A measure of consumer confidence has increased for a second straight month on more upbeat assessments of business and labor conditions even as concerns about recession and inflation persist.
The Conference Board reported its Consumer Confidence Index rose 4.4 points between August and September. With gains in each of the last two months, the index has climbed to 108. Components of the index tracking current conditions and expectations both increased for September.
“Looking ahead, the improvement in confidence may bode well for consumer spending in the final months of 2022, but inflation and interest rate hikes remain strong headwinds to growth in the short term,” said Lynn Franco, senior director of economic indicators at the Conference Board.
The New York-based think tank bases the index on the results of household surveys. Economists monitor the index because consumer spending accounts for more than two-thirds of economic activity.
More optimistic assessments of current conditions pushed the present situation component of the index up 4.3 points to 149.6.
The proportion of those responding to the survey upon which the September index was based who described business conditions as “good” rose 1.8 points to 20.8 percent. The share of those who said conditions were “bad” fell 1.4 points to 21.2 percent.
The proportion of respondents who said jobs were “plentiful” rose 1.8 points to 49.4 percent.
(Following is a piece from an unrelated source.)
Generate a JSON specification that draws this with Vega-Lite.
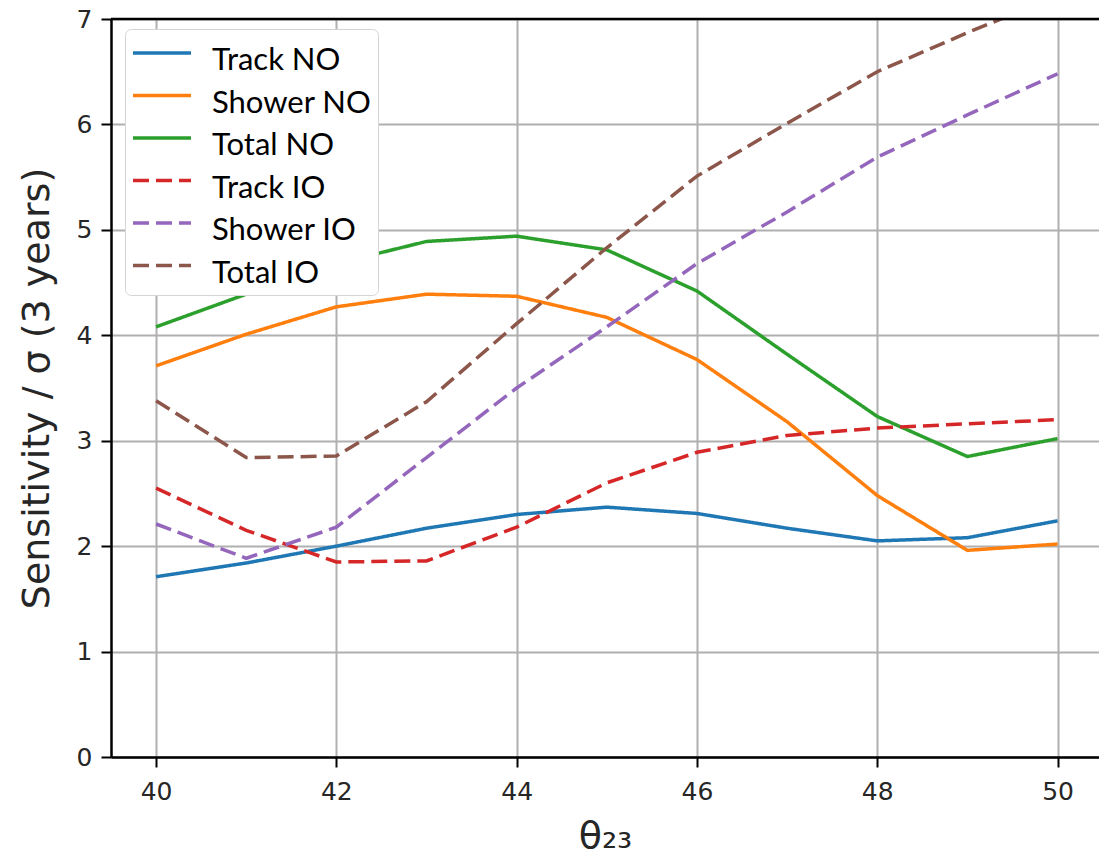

The share of those who said jobs were “hard to get” edged down two-tenths of a point to 11.4 percent.
More upbeat outlooks pushed the expectations component of the index up 4.5 points to 80.3.
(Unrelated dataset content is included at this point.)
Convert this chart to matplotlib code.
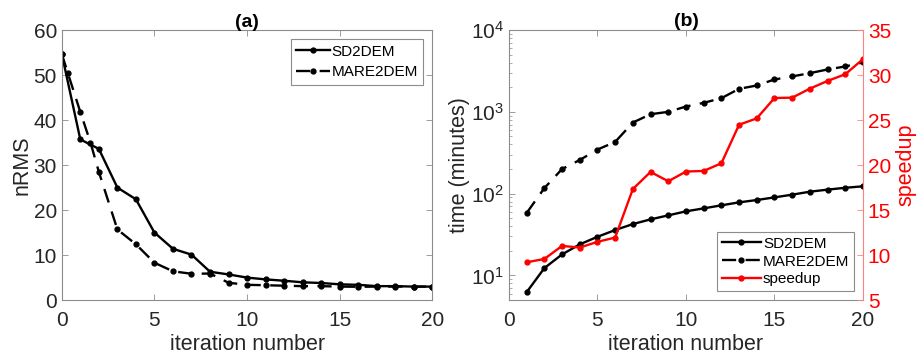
import matplotlib.pyplot as plt

plt.rcParams['font.family'] = ['Liberation Sans', 'DejaVu Sans']

# --- panel (a): nRMS vs iteration ---
iters = list(range(0, 21))
nrms_sd2dem = [54.7, 35.7, 33.6, 25.0, 22.4, 15.0, 11.4, 10.1, 6.3, 5.7, 5.0,
               4.6, 4.3, 3.95, 3.8, 3.5, 3.4, 3.1, 3.1, 3.0, 3.0]
iters_mare = [0, 0.33, 1, 1.55, 2, 3, 4, 5, 6, 7, 8, 9, 10, 11, 12, 13, 14, 15, 16, 17, 18, 19, 20]
nrms_mare2dem = [54.7, 50.4, 41.8, 35.0, 28.5, 15.7, 12.4, 8.3, 6.4, 5.85, 5.9, 3.85, 3.4,
                 3.3, 3.2, 3.1, 3.1, 3.0, 2.96, 3.0, 3.0, 3.0, 3.0]

# --- panel (b): run time and speedup ---
iters_b = list(range(1, 21))
time_sd2dem = [6.25, 12.3, 18.1, 24, 29.7, 35.9, 42.5, 48.5, 54.3, 60.8,
               66.1, 72, 78.3, 83.6, 90.1, 97.2, 105.7, 112, 118, 123]
time_mare2dem = [58, 117, 200, 258, 346, 429, 740, 936, 1000, 1162,
                 1289, 1469, 1913, 2100, 2489, 2710, 2974, 3297, 3590, 4018]
speedup = [9.2, 9.57, 11.02, 10.84, 11.47, 11.95, 17.34, 19.24, 18.2, 19.28,
           19.35, 20.2, 24.48, 25.19, 27.45, 27.49, 28.49, 29.35, 30.09, 31.77]

txt = '#262626'
spine = '#8c8c8c'
red = '#ff0000'
lab_fs = 15.5
tick_fs = 15

fig = plt.figure(figsize=(9.22, 3.62), dpi=100)
ax1 = fig.add_axes([0.067, 0.171, 0.402, 0.746])
ax2 = fig.add_axes([0.552, 0.171, 0.384, 0.746])

# panel (a)
ax1.plot(iters, nrms_sd2dem, '-', color='k', lw=1.7, marker='o', ms=3.5, label='SD2DEM')
ax1.plot(iters_mare, nrms_mare2dem, '--', color='k', lw=1.7, marker='o', ms=3.5,
         dashes=(6, 4), label='MARE2DEM')
ax1.set_xlim(0, 20)
ax1.set_ylim(0, 60)
ax1.set_xticks([0, 5, 10, 15, 20])
ax1.set_yticks(range(0, 61, 10))
ax1.set_xlabel('iteration number', fontsize=lab_fs, color=txt, labelpad=3)
ax1.set_ylabel('nRMS', fontsize=lab_fs, color=txt, labelpad=1)
ax1.set_title('(a)', fontsize=14, fontweight='bold', pad=2)
leg = ax1.legend(loc='upper right', fontsize=11, fancybox=False, edgecolor=spine,
                 framealpha=1, handlelength=2.2, borderaxespad=0.6, labelspacing=0.45,
                 handletextpad=0.1, borderpad=0.35)
leg.get_frame().set_linewidth(0.8)

# panel (b)
l1, = ax2.plot(iters_b, time_sd2dem, '-', color='k', lw=1.7, marker='o', ms=3.5, label='SD2DEM')
l2, = ax2.plot(iters_b, time_mare2dem, '--', color='k', lw=1.7, marker='o', ms=3.5,
               dashes=(6, 4), label='MARE2DEM')
ax2.set_yscale('log')
ax2.set_xlim(0, 20)
ax2.set_ylim(5, 1e4)
ax2.set_xticks([0, 5, 10, 15, 20])
ax2.set_xlabel('iteration number', fontsize=lab_fs, color=txt, labelpad=3)
ax2.set_ylabel('time (minutes)', fontsize=lab_fs, color=txt, labelpad=1)
ax2.set_title('(b)', fontsize=14, fontweight='bold', pad=2)

ax3 = ax2.twinx()
l3, = ax3.plot(iters_b, speedup, '-', color=red, lw=1.7, marker='o', ms=3.5, label='speedup')
ax3.set_ylim(5, 35)
ax3.set_yticks(range(5, 36, 5))
ax3.set_ylabel('speedup', fontsize=lab_fs, color=red, labelpad=3)
ax3.tick_params(axis='y', colors='#ff8080', labelcolor=red, labelsize=tick_fs,
                direction='in', length=4, width=0.6)
ax3.spines['right'].set_color('#ff8080')
for s in ['left', 'top', 'bottom']:
    ax3.spines[s].set_visible(False)
leg2 = ax3.legend(handles=[l1, l2, l3], loc='lower right', fontsize=11, fancybox=False,
                  edgecolor=spine, framealpha=1, handlelength=2.6, borderaxespad=0.6,
                  labelspacing=0.25, handletextpad=0.1, borderpad=0.3)
leg2.get_frame().set_linewidth(0.8)

for ax in (ax1, ax2):
    ax.tick_params(axis='both', which='major', direction='in', length=4, width=0.6,
                   labelsize=tick_fs, colors=spine, labelcolor=txt, top=True)
    ax.tick_params(axis='both', which='minor', direction='in', length=2, width=0.5,
                   colors=spine, top=False)
    for s in ax.spines.values():
        s.set_color(spine)
        s.set_linewidth(0.8)
ax1.tick_params(axis='y', right=True)
ax2.spines['right'].set_visible(False)
ax2.tick_params(axis='x', pad=8)
ax1.tick_params(axis='x', pad=8)

fig.savefig('out.png', dpi=100)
The share of those who expected business conditions to improve over the next six month rose two points to 19.3 percent. The proportion of those who anticipated worsening conditions fell seven-tenths of a point to 21 percent.
The share of those who expected more jobs to become available in coming months rose four-tenths of a point to 17.5 percent.
The proportion of those who believed fewer jobs will be available fell 1.9 points to 17.7 percent.
While 18.4 percent of respondents expected their incomes to increase, 14.3 percent anticipated lower incomes.